Records with drawing code
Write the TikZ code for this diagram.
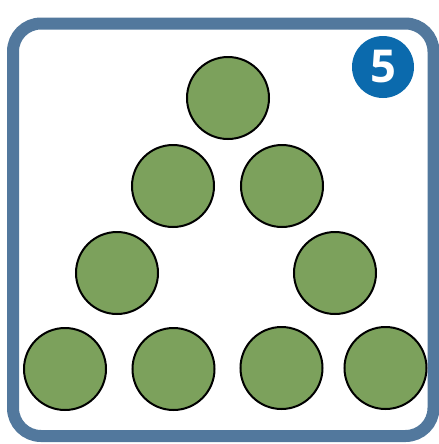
\documentclass[tikz,border=0pt]{standalone}
\usepackage{fontspec}
\setsansfont{Open Sans}
\definecolor{FrameBlue}{HTML}{52789D}
\definecolor{BadgeBlue}{HTML}{0B6AAD}
\definecolor{CounterGreen}{HTML}{7CA15C}
\usepackage{tikz}
\usetikzlibrary{positioning}
\tikzset{
    % Outer card frame
    cardframe/.style={
        draw=FrameBlue,
        fill=white,
        line width=9pt,
        rounded corners=21pt
    },
    % Green counter
    counter/.style={
        circle,
        draw=black,
        fill=CounterGreen,
        line width=1.5pt,
        minimum size=61.5pt,
        inner sep=0pt
    },
    % Number badge
    badge/.style={
        circle,
        fill=BadgeBlue,
        text=white,
        minimum size=46.5pt,
        inner sep=0pt,
        font=\sffamily\bfseries\fontsize{34}{34}\selectfont
    }
}
\begin{document}
\begin{tikzpicture}[x=0.75pt, y=-0.75pt]
        \useasboundingbox (0,0) rectangle (439,444);
        % Frame
        \draw[cardframe] (13,23.5) rectangle (433.5,436);

        % Badge
        \node[badge] (num) at (383,67) {5};

        % Top of triangle
        \node[counter] (c1) at (228,98) {};

        % Second row
        \node[counter] (c2) at (173,186) {};
        \node[counter] (c3) at (282,186) {};

        % Third row
        \node[counter] (c4) at (117,273) {};
        \node[counter] (c5) at (335,273) {};

        % Bottom row
        \node[counter] (c6) at (65,369) {};
        \node[counter] (c7) at (173.5,369) {};
        \node[counter] (c8) at (281.5,368) {};
        \node[counter] (c9) at (385.5,368) {};
    \end{tikzpicture}
\end{document}
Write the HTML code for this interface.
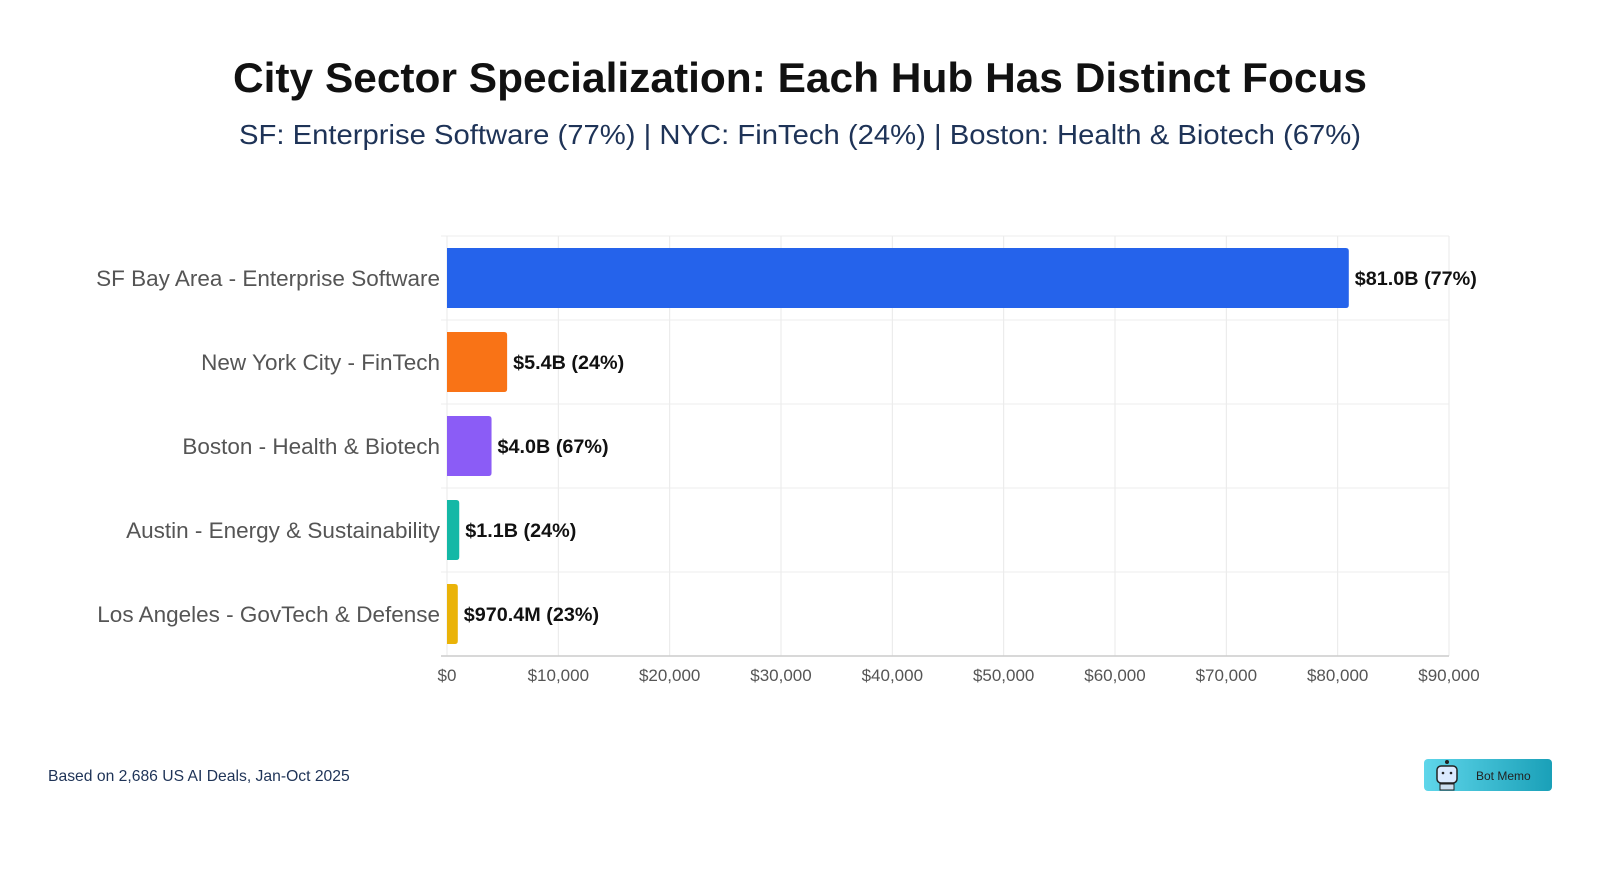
<!DOCTYPE html>
<html><head><meta charset="utf-8"><style>
body{margin:0;background:#fff;width:1600px;height:880px;overflow:hidden;font-family:"Liberation Sans",sans-serif}
</style></head><body>
<svg id="chart" width="1600" height="880" xmlns="http://www.w3.org/2000/svg">
<text x="800" y="92" text-anchor="middle" font-size="42" font-weight="bold" fill="#111" textLength="1134" lengthAdjust="spacingAndGlyphs">City Sector Specialization: Each Hub Has Distinct Focus</text>
<text x="800" y="144" text-anchor="middle" font-size="28" fill="#1e3357" textLength="1122" lengthAdjust="spacingAndGlyphs">SF: Enterprise Software (77%) | NYC: FinTech (24%) | Boston: Health &amp; Biotech (67%)</text>
<g id="grid"></g>
<g id="bars"></g>
<g id="xaxis"></g>
<text x="48" y="781" font-size="15.7" fill="#1e3357">Based on 2,686 US AI Deals, Jan-Oct 2025</text>
<g>
<defs><linearGradient id="bg" x1="0" x2="1"><stop offset="0" stop-color="#5fd6ea"/><stop offset="1" stop-color="#1aa0b8"/></linearGradient></defs>
<rect x="1424" y="759" width="128" height="32" rx="4" fill="url(#bg)"/>
<rect x="1437" y="766" width="20" height="17" rx="4" fill="#dbeaff" stroke="#222" stroke-width="1.5"/>
<circle cx="1447" cy="762" r="2" fill="#222"/>
<circle cx="1443" cy="773" r="1.3" fill="#222"/><circle cx="1451" cy="773" r="1.3" fill="#222"/>
<rect x="1440" y="784" width="14" height="6" fill="#cde" stroke="#222" stroke-width="1"/>
<text x="1476" y="780" font-size="12" fill="#222">Bot Memo</text>
</g>
</svg>
<script>
const categories=["SF Bay Area - Enterprise Software","New York City - FinTech","Boston - Health & Biotech","Austin - Energy & Sustainability","Los Angeles - GovTech & Defense"];
const values=[81000,5400,4000,1100,970.4];
const valueLabels=["$81.0B (77%)","$5.4B (24%)","$4.0B (67%)","$1.1B (24%)","$970.4M (23%)"];
const colors=["#2563eb","#f97316","#8b5cf6","#14b8a6","#eab308"];
const ticks=[0,10000,20000,30000,40000,50000,60000,70000,80000,90000];
const tickLabels=["$0","$10,000","$20,000","$30,000","$40,000","$50,000","$60,000","$70,000","$80,000","$90,000"];
const NS="http://www.w3.org/2000/svg";
const X0=447,X1=1449,Y0=236,Y1=656,band=(Y1-Y0)/categories.length,pad=12;
const xs=v=>X0+(v/90000)*(X1-X0);
function mk(t,a,p){const e=document.createElementNS(NS,t);for(const k in a)e.setAttribute(k,a[k]);p.appendChild(e);return e;}
const grid=document.getElementById('grid'),bars=document.getElementById('bars'),xa=document.getElementById('xaxis');
ticks.forEach((t,i)=>{
 const l=mk('line',{x1:xs(t),x2:xs(t),y1:Y0,y2:Y1,stroke:"#e8e8e8","stroke-width":1},grid);
 
 
 const tx=mk('text',{x:xs(t),y:Y1+25,"text-anchor":"middle","font-size":17,fill:"#555"},xa);
 tx.textContent=tickLabels[i];
 
 
});
for(let i=0;i<=categories.length;i++){
 const l=mk('line',{x1:X0-6,x2:X1,y1:Y0+i*band,y2:Y0+i*band,stroke:i==categories.length?"#ccc":"#ececec","stroke-width":i==categories.length?1.5:1},grid);
 
 
}
categories.forEach((c,i)=>{
 const y=Y0+i*band+pad,h=band-2*pad,w=xs(values[i])-X0;
 const r=mk('path',{d:`M${X0},${y}H${X0+w-3}Q${X0+w},${y} ${X0+w},${y+3}V${y+h-3}Q${X0+w},${y+h} ${X0+w-3},${y+h}H${X0}Z`,fill:colors[i]},bars);
 
 
 const lb=mk('text',{x:440,y:y+h/2+8,"text-anchor":"end","font-size":22.5,fill:"#555"},bars);
 lb.textContent=c;
 
 
 const vl=mk('text',{x:X0+w+6,y:y+h/2+7,"font-size":19.8,"font-weight":"bold",fill:"#111"},bars);
 vl.textContent=valueLabels[i];
 
 
});
</script>
</body></html>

- _What to do_: Except for the pictures, copy the material above exactly.

- _Solution_:
Write the TikZ code for this diagram.
\documentclass[tikz,border=0pt]{standalone}
\usepackage{fontspec}
\setsansfont{Open Sans}
\definecolor{FrameBlue}{HTML}{52789D}
\definecolor{BadgeBlue}{HTML}{0B6AAD}
\definecolor{CounterGreen}{HTML}{7CA15C}
\usepackage{tikz}
\usetikzlibrary{positioning}
\tikzset{
    % Outer card frame
    cardframe/.style={
        draw=FrameBlue,
        fill=white,
        line width=9pt,
        rounded corners=21pt
    },
    % Green counter
    counter/.style={
        circle,
        draw=black,
        fill=CounterGreen,
        line width=1.5pt,
        minimum size=61.5pt,
        inner sep=0pt
    },
    % Number badge
    badge/.style={
        circle,
        fill=BadgeBlue,
        text=white,
        minimum size=46.5pt,
        inner sep=0pt,
        font=\sffamily\bfseries\fontsize{34}{34}\selectfont
    }
}
\begin{document}
\begin{tikzpicture}[x=0.75pt, y=-0.75pt]
        \useasboundingbox (0,0) rectangle (439,444);
        % Frame
        \draw[cardframe] (13,23.5) rectangle (433.5,436);

        % Badge
        \node[badge] (num) at (383,67) {5};

        % Top of triangle
        \node[counter] (c1) at (228,98) {};

        % Second row
        \node[counter] (c2) at (173,186) {};
        \node[counter] (c3) at (282,186) {};

        % Third row
        \node[counter] (c4) at (117,273) {};
        \node[counter] (c5) at (335,273) {};

        % Bottom row
        \node[counter] (c6) at (65,369) {};
        \node[counter] (c7) at (173.5,369) {};
        \node[counter] (c8) at (281.5,368) {};
        \node[counter] (c9) at (385.5,368) {};
    \end{tikzpicture}
\end{document}
Write the HTML code for this interface.
<!DOCTYPE html>
<html><head><meta charset="utf-8"><style>
body{margin:0;background:#fff;width:1600px;height:880px;overflow:hidden;font-family:"Liberation Sans",sans-serif}
</style></head><body>
<svg id="chart" width="1600" height="880" xmlns="http://www.w3.org/2000/svg">
<text x="800" y="92" text-anchor="middle" font-size="42" font-weight="bold" fill="#111" textLength="1134" lengthAdjust="spacingAndGlyphs">City Sector Specialization: Each Hub Has Distinct Focus</text>
<text x="800" y="144" text-anchor="middle" font-size="28" fill="#1e3357" textLength="1122" lengthAdjust="spacingAndGlyphs">SF: Enterprise Software (77%) | NYC: FinTech (24%) | Boston: Health &amp; Biotech (67%)</text>
<g id="grid"></g>
<g id="bars"></g>
<g id="xaxis"></g>
<text x="48" y="781" font-size="15.7" fill="#1e3357">Based on 2,686 US AI Deals, Jan-Oct 2025</text>
<g>
<defs><linearGradient id="bg" x1="0" x2="1"><stop offset="0" stop-color="#5fd6ea"/><stop offset="1" stop-color="#1aa0b8"/></linearGradient></defs>
<rect x="1424" y="759" width="128" height="32" rx="4" fill="url(#bg)"/>
<rect x="1437" y="766" width="20" height="17" rx="4" fill="#dbeaff" stroke="#222" stroke-width="1.5"/>
<circle cx="1447" cy="762" r="2" fill="#222"/>
<circle cx="1443" cy="773" r="1.3" fill="#222"/><circle cx="1451" cy="773" r="1.3" fill="#222"/>
<rect x="1440" y="784" width="14" height="6" fill="#cde" stroke="#222" stroke-width="1"/>
<text x="1476" y="780" font-size="12" fill="#222">Bot Memo</text>
</g>
</svg>
<script>
const categories=["SF Bay Area - Enterprise Software","New York City - FinTech","Boston - Health & Biotech","Austin - Energy & Sustainability","Los Angeles - GovTech & Defense"];
const values=[81000,5400,4000,1100,970.4];
const valueLabels=["$81.0B (77%)","$5.4B (24%)","$4.0B (67%)","$1.1B (24%)","$970.4M (23%)"];
const colors=["#2563eb","#f97316","#8b5cf6","#14b8a6","#eab308"];
const ticks=[0,10000,20000,30000,40000,50000,60000,70000,80000,90000];
const tickLabels=["$0","$10,000","$20,000","$30,000","$40,000","$50,000","$60,000","$70,000","$80,000","$90,000"];
const NS="http://www.w3.org/2000/svg";
const X0=447,X1=1449,Y0=236,Y1=656,band=(Y1-Y0)/categories.length,pad=12;
const xs=v=>X0+(v/90000)*(X1-X0);
function mk(t,a,p){const e=document.createElementNS(NS,t);for(const k in a)e.setAttribute(k,a[k]);p.appendChild(e);return e;}
const grid=document.getElementById('grid'),bars=document.getElementById('bars'),xa=document.getElementById('xaxis');
ticks.forEach((t,i)=>{
 const l=mk('line',{x1:xs(t),x2:xs(t),y1:Y0,y2:Y1,stroke:"#e8e8e8","stroke-width":1},grid);
 
 
 const tx=mk('text',{x:xs(t),y:Y1+25,"text-anchor":"middle","font-size":17,fill:"#555"},xa);
 tx.textContent=tickLabels[i];
 
 
});
for(let i=0;i<=categories.length;i++){
 const l=mk('line',{x1:X0-6,x2:X1,y1:Y0+i*band,y2:Y0+i*band,stroke:i==categories.length?"#ccc":"#ececec","stroke-width":i==categories.length?1.5:1},grid);
 
 
}
categories.forEach((c,i)=>{
 const y=Y0+i*band+pad,h=band-2*pad,w=xs(values[i])-X0;
 const r=mk('path',{d:`M${X0},${y}H${X0+w-3}Q${X0+w},${y} ${X0+w},${y+3}V${y+h-3}Q${X0+w},${y+h} ${X0+w-3},${y+h}H${X0}Z`,fill:colors[i]},bars);
 
 
 const lb=mk('text',{x:440,y:y+h/2+8,"text-anchor":"end","font-size":22.5,fill:"#555"},bars);
 lb.textContent=c;
 
 
 const vl=mk('text',{x:X0+w+6,y:y+h/2+7,"font-size":19.8,"font-weight":"bold",fill:"#111"},bars);
 vl.textContent=valueLabels[i];
 
 
});
</script>
</body></html>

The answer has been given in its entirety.